Last up, is another song from Harry and the Potters as Harry and the Potters.  “Christmas at Hogwarts” is… okay, and it’s the spiritual predecessor of “Snowy Owl”, at least in terms of the music.  It’s an aight song.  It’s almost a style parody of those sort of those “new holiday classics” that Bob Dylan or Tony Bennet or whoever is always shitting out – that is, until the last third of the song, where it becomes AWESOME.  It’s basically what you would get if you stuck “Felix Felicis”, “Phoenix Song”, and Santa in a blender and hit puree, served chilled, maybe garnished with a sprig of mint or something.  It’s about as legitimately epic as Harry and the Potters could be recorded until they made “Song for the Death Eaters”.  And somehow they made the line “It’s about spending the holidays with the ones you love” genuinely touching, where it would seem commercial and trite coming out of pretty much anyone else’s mouth.

And that’s what’s great about this album – this is one of the purest, most sincere expressions of holiday cheer in musical form I have come across in quite some time.  It often sounds like a group of friends just got over for a Christmas Eve jam session, and sometimes they rock and sometimes they’re slow, sometimes they’re silly, sometimes they’re somber, and sometimes they’re just drunk, but most of all, it seems authentic.  It’s not an album your great-aunt who grew up on Burl Ives is gonna like, but in a way it’s just as charming.  Also, it’s a very interesting piece of wizard rock’s history as it contains a lot of firsts, and is a first itself (first holiday wrock comp album, first wrock comp album, etc.).  Now, you can’t get it on iTunes, yet, but the DeGeorges STILL have some copies floating around, and it’s well worth your 8 bucks.  Actually, once they do put it on iTunes, it’s price will be automatically jacked up to nine bucks, so you’re doing yourself a favor buying it now, and you’ll get it in real life too, not just the intarwebz!

Speaking of which, the design of this album is really cool, the CD especially, which is a Christmas tree with lightning bolt garlands and a golden snitch at the top, right where the hole in the middle of the CD is.  Also, the liner notes contain a sarcastic reference to Draco and the Malfoys, which is fun, and it’s cute how everyone’s MySpaces are listed.  Oh, how quaint we were back then.  Final grade:

So, forgive me if I’ve been finding it harder and harder to quantify my feelings for a piece of music with a single letter.  Hell, I can barely get across a coherent summation with 2500 WORDS, let alone one letter…  And for some reason its easier for me to use pictures of a green-haired five-year old Japanese girl.  Because I’m cool like that.  Also, it just feels weird giving a hard and fast grade to a compilation album, especially one that came out five years ago, back when many, no, ALL of these bands were either in their youth, or quite literally just starting.  Also, don’t worry, Melissa, the real Jingle Spells 4 review is coming.  Spoiler alert: I didn’t not not not not hate it.  Also, I swear.  Probably.  Wrock Snob out.


12 Comments (+add yours?)

  1. Brad Ausrotas
    Nov 28, 2010 @ 19:48:46

    Fabulous review of a fabulous album.

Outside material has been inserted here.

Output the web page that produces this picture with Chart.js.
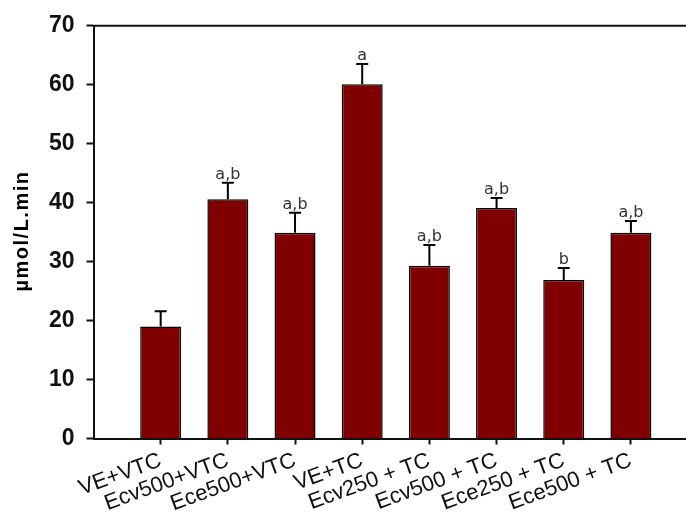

Keep it real, Mr. Snob.


  2. Whompy
    Nov 28, 2010 @ 23:40:03

    Great piece of writing, sir. Also, I’ll be performing Seasonal Depression at the Yule Ball this year, if you feel like taking a cross-country flight!


    • wrocksnob
      Nov 28, 2010 @ 23:51:11

      Har-dee-har-har. I’m already having to sell three of my kidneys and one of my Martian child slaves just to pay for both LeakyCon 11 and Wrockstock 5 – I’m not giving up my remaining 4 kidneys, or Spikeljo, my Venetian (as in Venus, not Venice) child slave. Damn, it’s hard living in the 22nd century.


  3. Brian Malfoy
    Nov 29, 2010 @ 06:42:53

    Great review! The Neville song is by a guy named Tony Gong, who performed it live at the first annual Boston Yule Ball in 2005.


  4. Abby
    Nov 29, 2010 @ 10:24:57

    Wow. What a flashback. I think that was one if the first wrock CD’s I ever got.
    Was it really 5 years ago? Eek.


  5. Paul
    Nov 29, 2010 @ 17:18:34

    Thanks for the sweet review.

    Just a couple comments for your readers. We’re not planning to ever put this album on iTunes. Stubby never granted us distribution rights beyond the original CD pressing, so we’re just gonna leave it at that (Fun fact: all the ethereal background sounds on the Stubby song are singing wine glasses and beer bottle flutes. It’s true, he told me.).

    Anyway, we have maybe 60 or 70 copies of this disc left and once it’s sold out, it will be gone for good. Digital purists are well advised that this baby is physical-only. Get your piece of wizard rock history now.


  6. Brad
    Nov 29, 2010 @ 19:03:30

    Awesome review dude! I think I’m going to add some money to my paypal and order on asap.


  7. Melissa Anelli
    Nov 30, 2010 @ 07:10:14

    I’m happy to swap a JS4 review for a review of AMCoM. 🙂

    But the JS4 copies are going out, WS! I expected your Having It Earlyness to warrant some bragging before everyone else is able to be like, ‘Yeah? SO WHAT? I have it too!’ Tsk, tsk!


    • wrocksnob
      Nov 30, 2010 @ 10:28:47

      WROCKSTOCK, DUDE, WROCKSTOCK. It sort of got in the way of everything. But I expect the JS4 review to be up tonight or tomorrow. Might save it for tomorrow just for the whole “December 1st” thing.


  8. Daisy
    Nov 30, 2010 @ 17:28:17

    Yes! This is probably, like, the first time I’ve even heard this album mentioned by anyone, at least more than just in passing. This really is a fun album–so glad you reviewed it!

    By the way, I loved the Cavil reference. Yesssssss.